Os três maiores e mais importantes açudes do Ceará são: Castanhão (Jaguaribara), Orós (Orós) e Banabuiú (Banabuiú). Juntos, eles aportam 56% de toda a capacidade estadual.
O Castanhão é o maior açude para múltiplos usos da América Latina, sendo uma represa estratégica para o enfrentamento da seca e também para abastecimento da Grande Fortaleza e do Porto do Pecém. Ele começou a ser construído em 1995 e foi concluído em 23 de dezembro de 2002, cobrindo os municípios de Jaguaribara, Alto Santo, Jaguaretama e Jaguaribe. Até então, Orós era o maior açude do Estado.
No Ceará, o município com mais açudes é Sobral, somando seis reservatórios. Ele é seguido de Tauá, com cinco, e Canindé e Maranguape, com quatro açudes cada.
Mas o aporte hídrico do Estado também depende da pequena açudagem — aqueles não monitorados pela Cogerh, mas responsáveis pela regularização do primeiro ao segundo semestre enquanto os açudes de maior porte acumulam água. De acordo com Francisco de Assis, são pelo menos cem mil loteamentos do tipo no Ceará.

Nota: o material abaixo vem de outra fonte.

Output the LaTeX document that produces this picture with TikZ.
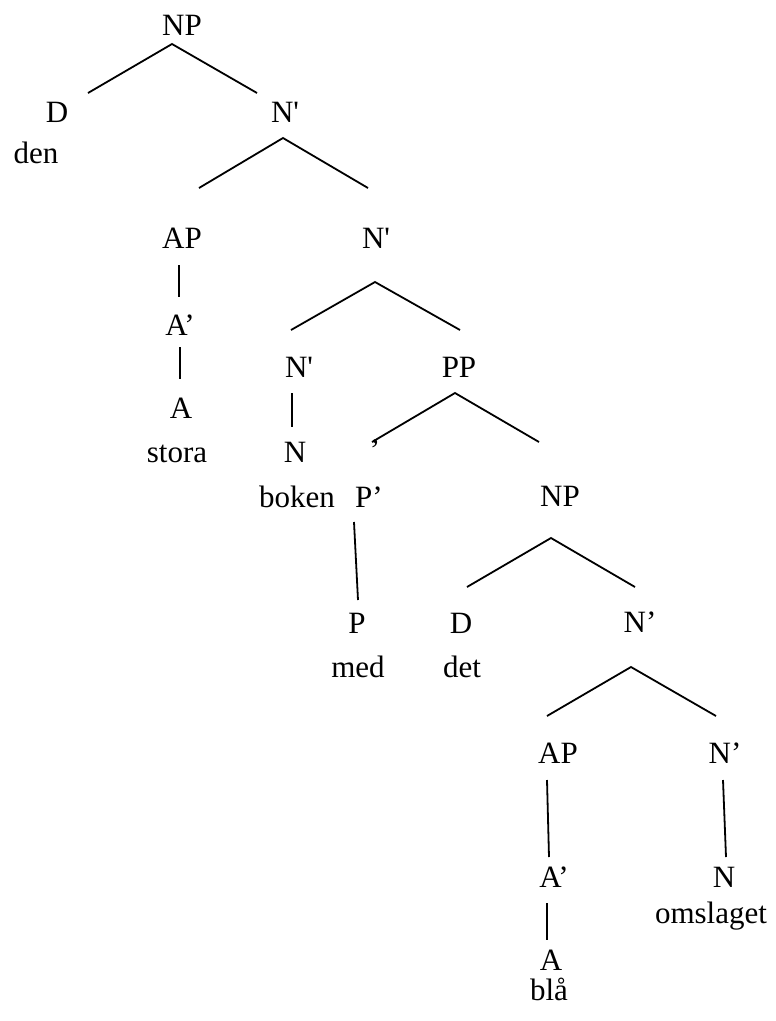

OP+ analisou os dados do MapBiomas de superfície de água para observar a flutuação hídrica destes corpos d’água. A superfície de água cearense corresponde a 1% de toda a brasileira.
Diferente do aporte hídrico dos açudes, que começa a cair em 2012, o aporte das superfícies de água do Ceará enfrentam queda desde 2009. Isso explica também as dificuldades enfrentadas pelo Estado durante a seca de 2012 a 2016.
Em 2017, assim como nos açudes, a água superficial volta a crescer. Em 2022, ela ocupou 182.652,95 hectares (ha), ainda abaixo do que foi registrado dez anos antes. O pico de área coberta por água no Ceará ocorreu em 2004, um ano após a seca de 2002 e 2003, com 295.146,23 ha molhados.
Para esta análise foram utilizados dados da Superfície de água no Ceará e no Brasil por Ano, disponibilizados na Plataforma MapBiomas, e registros do volume diário de todos os reservatórios do estado do Ceará, entre janeiro de 2004 e 23 de maio de 2023, através de uma coleta automática a partir do mapa disponível no Portal Hidrológico do Ceará.